A few weeks ago, Smith and I found ourselves heading north before dawn. With no set destination, we had decided only on the watershed. Where we would end up was an open-ended question. We were equally content to let the river and some intuition fill in the rest.
We fished. And by mid-morning, the pull of my favorite valley grew too strong to ignore. I asked Smith if he minded traveling another thirty miles north, and of course he didn’t. Windows down, sunroof open and the heater cranked against a fifty-degree chill, we ended up at the lower end of the shaded valley by noon.
I told Smith we’d walk at least a mile upstream before we fished. There is no trail, but over time I’ve discovered a few ancient logging roads now overgrown and sunken into the surrounding hillside. Still, they provide swifter navigation than beating the brush.
I told Smith the fishing would be good.
It was.
There’s a minor dip along the eastern ridge that I use as a marker to signal about one mile in. That dip widens as it picks up water traveling west. With heavy rains, water barrels down the gap and dumps into the stream in a narrow floodplain. This was our destination. But before we arrived, Smith and I were attracted to new timber in the flow.
I later learned through a bit of internet research that the local Trout Unlimited group had made selective, strategic cuts of mostly streamside hemlocks through the valley. All of those cuts were within the first mile above the hard road. It was the same stretch we now walked. (So much for just me, the bears and the bobcats.) Whomever made the tree-falling decisions and the cuts had skills. These trees were dropped perfectly into positions across the river and angled into it. The new timber was so tantalizing that no curious angler could resist. And surely the trout couldn’t either — at least that was our thought. Smith and I discussed our original plan to walk up to the gap, but decided to start here instead. How could we pass it up?
So we made cast after cast around the new timber. We fished for hours, walking upstream, moving a few random fish, and generally feeling confused about our lack of success. We considered blaming it on the high water. Or maybe the cold spring weather had the trout turned off. After all, the buds were still on the oaks and maples, just waiting to burst free with inevitable warm fronts.
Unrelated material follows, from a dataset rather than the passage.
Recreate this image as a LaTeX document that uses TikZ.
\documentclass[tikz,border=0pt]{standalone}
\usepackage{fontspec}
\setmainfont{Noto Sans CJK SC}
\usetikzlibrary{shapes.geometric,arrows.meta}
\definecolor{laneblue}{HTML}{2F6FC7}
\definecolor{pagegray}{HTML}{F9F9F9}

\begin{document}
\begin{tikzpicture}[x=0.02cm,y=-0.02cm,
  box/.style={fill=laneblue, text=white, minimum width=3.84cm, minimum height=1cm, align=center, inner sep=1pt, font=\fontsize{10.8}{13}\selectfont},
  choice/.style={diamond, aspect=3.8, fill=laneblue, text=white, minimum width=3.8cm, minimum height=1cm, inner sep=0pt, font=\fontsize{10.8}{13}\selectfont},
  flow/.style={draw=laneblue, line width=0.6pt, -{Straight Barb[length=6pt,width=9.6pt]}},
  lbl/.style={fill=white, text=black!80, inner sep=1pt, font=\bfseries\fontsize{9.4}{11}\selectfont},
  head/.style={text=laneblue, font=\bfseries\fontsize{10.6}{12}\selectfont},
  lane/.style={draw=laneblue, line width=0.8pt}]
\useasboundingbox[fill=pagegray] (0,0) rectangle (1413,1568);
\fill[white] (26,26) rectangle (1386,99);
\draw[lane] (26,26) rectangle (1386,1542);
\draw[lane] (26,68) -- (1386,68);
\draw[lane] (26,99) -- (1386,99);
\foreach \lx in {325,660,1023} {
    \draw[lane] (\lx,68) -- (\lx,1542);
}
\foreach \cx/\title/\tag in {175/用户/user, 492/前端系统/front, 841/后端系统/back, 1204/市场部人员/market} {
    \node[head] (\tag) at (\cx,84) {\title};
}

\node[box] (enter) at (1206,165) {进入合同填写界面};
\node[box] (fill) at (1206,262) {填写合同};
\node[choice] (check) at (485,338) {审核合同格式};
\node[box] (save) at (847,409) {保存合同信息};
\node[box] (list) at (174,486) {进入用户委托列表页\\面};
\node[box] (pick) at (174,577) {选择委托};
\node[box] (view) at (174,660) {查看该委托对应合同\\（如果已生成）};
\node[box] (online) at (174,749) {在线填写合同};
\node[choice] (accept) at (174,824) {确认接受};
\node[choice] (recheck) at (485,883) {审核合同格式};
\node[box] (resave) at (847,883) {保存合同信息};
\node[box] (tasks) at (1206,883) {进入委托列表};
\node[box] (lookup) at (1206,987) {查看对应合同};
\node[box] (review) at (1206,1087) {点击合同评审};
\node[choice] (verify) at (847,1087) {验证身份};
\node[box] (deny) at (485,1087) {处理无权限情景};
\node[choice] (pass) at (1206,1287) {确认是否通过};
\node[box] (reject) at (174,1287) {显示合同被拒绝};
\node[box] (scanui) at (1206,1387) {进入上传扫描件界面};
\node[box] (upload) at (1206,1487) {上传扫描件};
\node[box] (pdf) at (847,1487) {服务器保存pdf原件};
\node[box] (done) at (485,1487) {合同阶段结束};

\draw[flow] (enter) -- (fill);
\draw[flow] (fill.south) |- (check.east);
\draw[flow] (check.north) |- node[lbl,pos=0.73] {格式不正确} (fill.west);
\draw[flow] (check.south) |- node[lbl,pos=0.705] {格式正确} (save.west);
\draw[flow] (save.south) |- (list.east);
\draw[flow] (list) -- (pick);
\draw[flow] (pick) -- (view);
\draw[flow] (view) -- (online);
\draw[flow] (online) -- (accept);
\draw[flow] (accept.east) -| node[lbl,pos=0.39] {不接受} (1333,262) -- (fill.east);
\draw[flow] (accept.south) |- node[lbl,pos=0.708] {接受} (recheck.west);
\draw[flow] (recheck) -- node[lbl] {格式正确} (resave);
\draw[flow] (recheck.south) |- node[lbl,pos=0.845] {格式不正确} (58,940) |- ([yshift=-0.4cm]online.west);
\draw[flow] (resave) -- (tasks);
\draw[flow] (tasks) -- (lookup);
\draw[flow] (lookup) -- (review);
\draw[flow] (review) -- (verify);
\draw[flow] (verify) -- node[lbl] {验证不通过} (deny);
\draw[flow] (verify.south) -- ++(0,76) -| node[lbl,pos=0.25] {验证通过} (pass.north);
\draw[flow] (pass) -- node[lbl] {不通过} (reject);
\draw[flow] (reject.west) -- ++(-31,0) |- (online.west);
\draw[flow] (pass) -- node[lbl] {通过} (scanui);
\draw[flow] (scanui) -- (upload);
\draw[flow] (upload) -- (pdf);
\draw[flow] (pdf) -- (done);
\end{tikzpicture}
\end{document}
After so much focus on the newly fallen timber, I eventually decided to ignore it for the next few hundred yards. And I cast to the more average looking bankside rocks and a meager riffles.
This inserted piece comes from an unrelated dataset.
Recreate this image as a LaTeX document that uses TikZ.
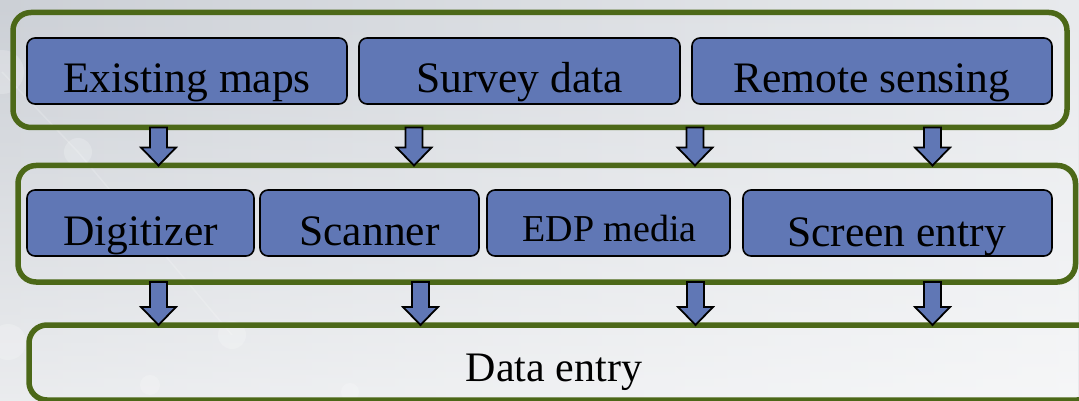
\documentclass[tikz,border=0pt]{standalone}
\usepackage{fontspec}
\setmainfont{Liberation Serif}
\usetikzlibrary{calc,fadings}

\definecolor{boxblue}{RGB}{96,119,181}
\definecolor{framegreen}{RGB}{76,104,24}
\definecolor{bgdark}{RGB}{204,208,214}
\definecolor{bglight}{RGB}{232,234,237}

\tikzset{
  panel/.style={draw=framegreen, line width=5.5pt, rounded corners=18pt,
                inner sep=0pt, outer sep=0pt, anchor=north west},
  source/.style={draw=black, fill=boxblue, line width=1.6pt, rounded corners=8pt,
                 inner sep=0pt, outer sep=0pt, anchor=north west, minimum height=66pt},
  lbl/.style={anchor=base, inner sep=0pt, font=\fontsize{43.5}{50}\selectfont},
  flow/.style={draw=black, fill=boxblue, line width=1.8pt, line join=miter},
  dot/.style={fill=white, opacity=0.2},
}

% block arrow from the first point down to the second one
\newcommand\flowarrow[2]{%
  \draw[flow] let \p1=(#1), \p2=(#2) in
    (\x1-8.5pt,\y1) -- (\x1+8.5pt,\y1) -- (\x1+8.5pt,\y2+18pt)
    -- (\x1+17.5pt,\y2+18pt) -- (\x1,\y2) -- (\x1-17.5pt,\y2+18pt)
    -- (\x1-8.5pt,\y2+18pt) -- cycle;}

\begin{document}
\begin{tikzpicture}[x=1pt, y=-1pt]
  \useasboundingbox (0,0) rectangle (1079,401);

  % background
  \shade[left color=bgdark, right color=bglight] (0,0) rectangle (1079,401);
  \fill[white, path fading=north, opacity=0.6] (0,0) rectangle (1079,401);
  \fill[dot] (2,72) circle (22);
  \fill[dot] (78,152) circle (14);
  \fill[dot] (8,342) circle (18);
  \fill[dot] (232,335) circle (14);
  \fill[dot] (150,385) circle (10);
  \fill[dot] (350,392) circle (9);
  \draw[white, opacity=0.18, line width=1.5pt] (2,72) -- (78,152) -- (232,335);

  % grouping panels
  \node[panel, minimum width=1054pt, minimum height=115pt] (src) at (13,12.5) {};
  \node[panel, minimum width=1057.5pt, minimum height=116.5pt] (dev) at (18,165.5) {};
  \node[panel, minimum width=1066pt, minimum height=75pt] (out) at (29,325) {};

  % data sources
  \node[source, minimum width=320pt] (em) at (27,38) {};
  \node[source, minimum width=321pt] (sd) at (359,38) {};
  \node[source, minimum width=360pt] (rs) at (692,38) {};
  \node[lbl] at ($(em.south)+(0pt,11pt)$) {Existing maps};
  \node[lbl] at ($(sd.south)+(0pt,11pt)$) {Survey data};
  \node[lbl] at ($(rs.south)+(0pt,11pt)$) {Remote sensing};

  % input devices
  \node[source, minimum width=227pt] (dg) at (27,190) {};
  \node[source, minimum width=219pt] (sc) at (260,190) {};
  \node[source, minimum width=243pt] (edp) at (487,190) {};
  \node[source, minimum width=309pt] (se) at (743,190) {};
  \node[lbl] at ($(dg.south)+(0pt,11pt)$) {Digitizer};
  \node[lbl] at ($(sc.south)+(0pt,11pt)$) {Scanner};
  \node[lbl, font=\fontsize{38}{44}\selectfont] at ($(edp.south)+(1pt,15pt)$) {EDP media};
  \node[lbl] at ($(se.south)+(-1pt,10pt)$) {Screen entry};

  % result
  \node[lbl, font=\fontsize{42}{48}\selectfont] (de) at (554,381) {Data entry};

  % arrow positions
  \coordinate (u1) at (158.5,0);
  \coordinate (u2) at (414,0);
  \coordinate (u3) at (695,0);
  \coordinate (u4) at (932.5,0);
  \coordinate (v1) at (158.5,0);
  \coordinate (v2) at (420.5,0);
  \coordinate (v3) at (695.5,0);
  \coordinate (v4) at (932.5,0);

  \flowarrow{u1 |- src.south}{u1 |- dev.north}
  \flowarrow{u2 |- src.south}{u2 |- dev.north}
  \flowarrow{u3 |- src.south}{u3 |- dev.north}
  \flowarrow{u4 |- src.south}{u4 |- dev.north}
  \flowarrow{v1 |- dev.south}{v1 |- out.north}
  \flowarrow{v2 |- dev.south}{v2 |- out.north}
  \flowarrow{v3 |- dev.south}{v3 |- out.north}
  \flowarrow{v4 |- dev.south}{v4 |- out.north}
\end{tikzpicture}
\end{document}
Fish on. And then another.
I rounded the bend and did the same, ignoring the gorgeous three-foot-wide hemlock and still-green branches that angled into the flow. Instead, I passed the log and hit the head of the level above. Fish on. Another brookie.
Minutes later, I sensed Smith standing behind. And he told me he’d discovered the same thing. Trout weren’t holding by the new trees. We both understood, now. And we spent the next half-hour confirming our theory — with as much fact as trout can ever grant an angler.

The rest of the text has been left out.